中国の検察当局は、4月下旬に全国人民代表大会(全人代=国会に相当)でスパイ行為を摘発する「反スパイ法」改正案が成立したことをうけて、日本の外交官に国家機密を漏らしたとされる中国紙「光明日報」編集長や、台湾の分離独立を図る活動を行っていた台湾人ら3人を逮捕していたことを明らかにした。
改正反スパイ法が成立したことで、「国家の安全と利益」に関わる動きを幅広く取り締まるとともに、従来よりも摘発対象を広がるだけに、中国当局によるスパイ摘発の動きが強化されることが予想される。
米紙「ニューヨーク・タイムズ」などによると、逮捕された光明日報の董裕宇氏は、編集長と解説部副部長を兼務していたが、昨年2月、日本の外交官と昼食中に当局の尋問を受け、そのまま連行され機密漏洩罪の疑いで逮捕されたと家族の証言で明らかになったという。

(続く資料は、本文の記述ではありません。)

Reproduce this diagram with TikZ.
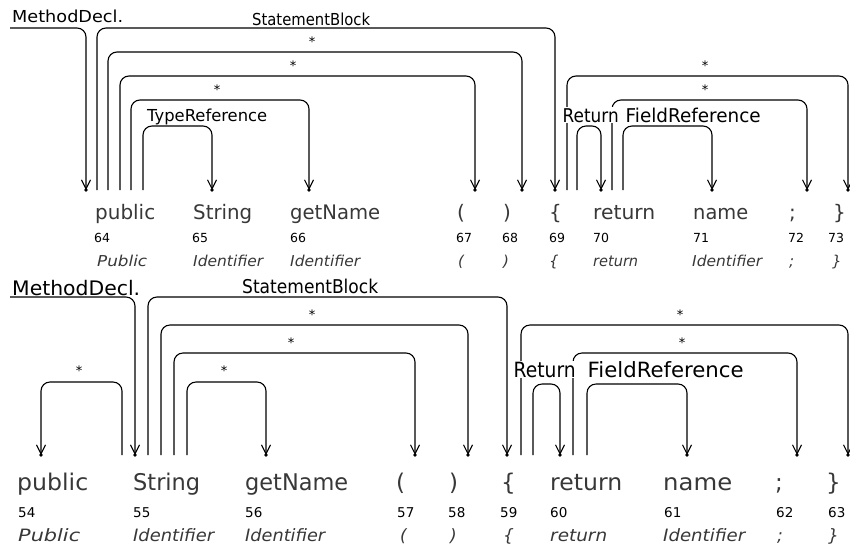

董氏は1989年の天安門事件で民主化運動に参加し、その後、鉄鋼工場で1年間働かされた後、北京に戻り、「光明日報」の仕事を続けていた。在職中に、米ハーバード大学で1年間、ジャーナリズム専門の研究員を務めるなど、改革志向であることで知られていた。
董氏は外交官やジャーナリストを含む外国人と定期的に会い、執筆のための材料を集めることもあったことから、当局は董氏が外国のスパイとなって情報を提供していたとみなしていたという。
一方、浙江省温州市国家安全局と検察院はこのほど、台湾の分立独立を図るため中国内で活動をしていたとして、台湾人男性の楊智淵氏を起訴した。楊氏は「台湾が主権独立国家になり、国連に加盟することを推進する」ことを目的とした「台湾国民党」の創設者の1人で、副会長兼議長代理を務めていた。
また、中国で台湾政策を担う国務院台湾事務弁公室は4月下旬、台湾の出版社「八旗文化」編集長の李延賀氏が「国家安全を脅かす活動に従事した疑いで国家安全当局の調査を受けている」ことを明らかにした。李氏は中国遼寧省出身で、中国籍を保有しており、今年3月中旬に上海に到着してから3、4日後に身柄を拘束された。李氏は家族の墓参りや病気の母親を見舞う予定だったという。
これほど短期間に3人の中国・台湾人の逮捕などが明るみに出るのは極めて異例といえる。改正反スパイ法の成立と合わせて、当局が取り締まり強化に乗り出しているとのシグナルを発している可能性が強い。